July 1, 2013. Normally when I start off a review talking about a trailer, it’s to say how much better the trailer was than the movie. “Why couldn’t such and such have been as exciting as it looked in the trailer?” I’ll ask. I think my review of 2010’s “Machete” was that thought stretched out to 600 words. But with “The Heat”, it’s a different story because I’ve come to loathe the trailer.

For the past six months, I have been subjected to one of the peskiest trailers of my lifetime. I’m not sure how many times I’ve seen it, but it’s surely a double-digit number. I’ve seen it enough times to have it memorized, which means I know exactly where a lot of the jokes are going and I don’t find them funny anymore. I don’t think I liked them in the first place, but the frequency of the annoying trailer has needlessly turned me against the film before I’ve even bought a ticket. And by the way, I know that most readers do not go to the movies every week, but the trailer has been attached to so many films that even people who only go once in a while can say that they’ve had it shoved down their throats. 

The film is a formulaic buddy-cop movie with a professional, straight-laced FBI agent (Sandra Bullock) reluctantly teaming up with a sloppy Boston beat cop (Melissa McCarthy) to take down a drug lord. They don’t like each other, which they attribute to the detestable qualities in the other, though it really has more to do with both of them having poor social skills. 

Supposedly the Bullock character is good at solving cases and McCarthy is better at talking tough and fighting. We imagine that they can learn a lot from each other. But the lessons are lopsided; McCarthy schools Bullock at every turn. Far too many scenes see Bullock insist she can do something and fail, followed by McCarthy butting in, doing things her way, and getting results. I know the idea is that Bullock needs a lesson in humility, but it gets to the point where the premise of her being a competent agent becomes hard to accept.
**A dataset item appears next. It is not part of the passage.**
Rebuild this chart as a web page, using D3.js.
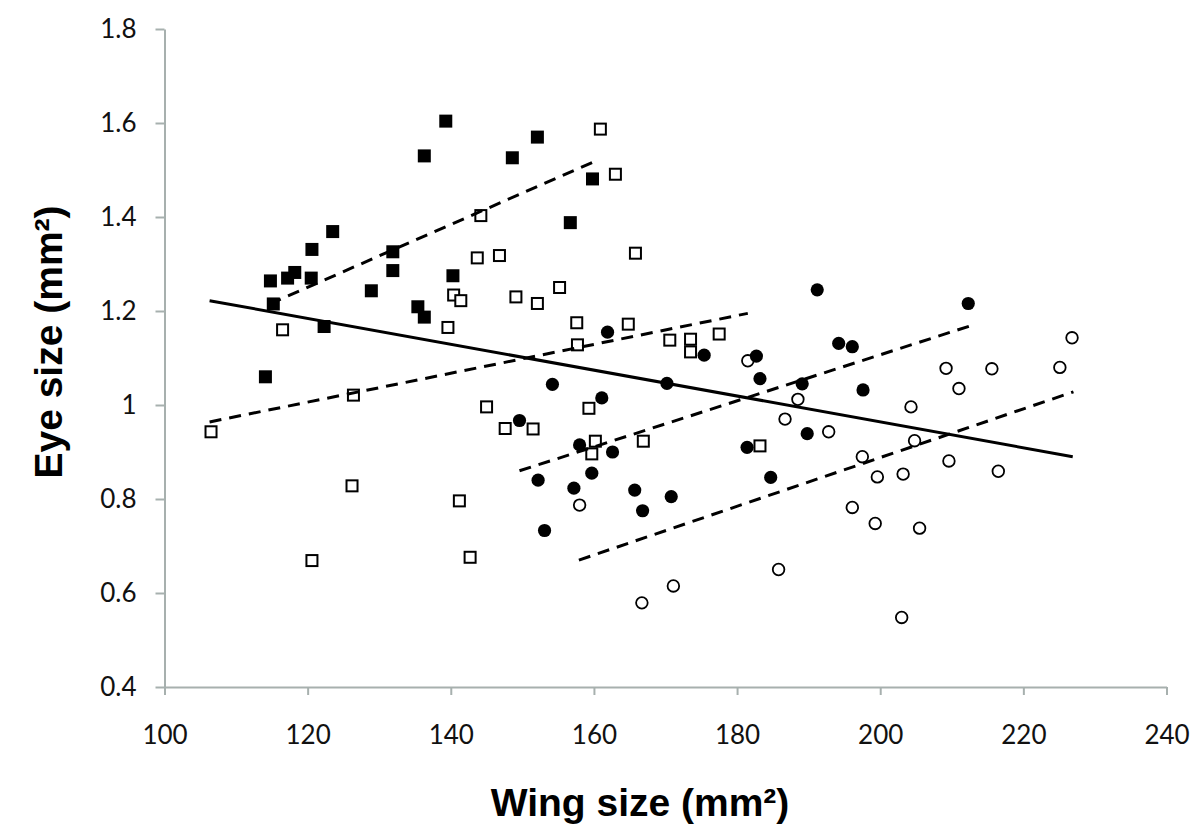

The film’s humor is largely thrown to McCarthy, whose performance consists of constant swearing and other vulgarities. She gets in a few good lines – which is why I’m giving the film a star and a half instead of just one- but a little of her goes a long way. “Bridesmaids,” (whose director, Paul Feig, also directed this film) had the good sense to make her one of a group of six instead of insisting she basically carry the film.

The action in “The Heat” is about what you’d expect from a generic action comedy. The humor is usually crude and mostly ineffective, not to mention that much of it has been spoiled by the trailer. Speaking of the trailer, now that the movie has opened I guess I won’t be seeing it run before first-run movies anymore. That thought in my head is even more of a relief than the end of the movie in the theater. 

One and a half stars out of five. 

NOTE: I also saw the hostage thriller “White House Down” this past weekend, but it didn’t do well enough to warrant its own review. I actually liked it; it was dumb but a lot of fun-one of the better “Die Hard” knockoffs I’ve seen in a while. Two and a half stars out of five.

“The Heat” is rated R for pervasive language, strong crude content and some violence. Its running time is 117 minutes.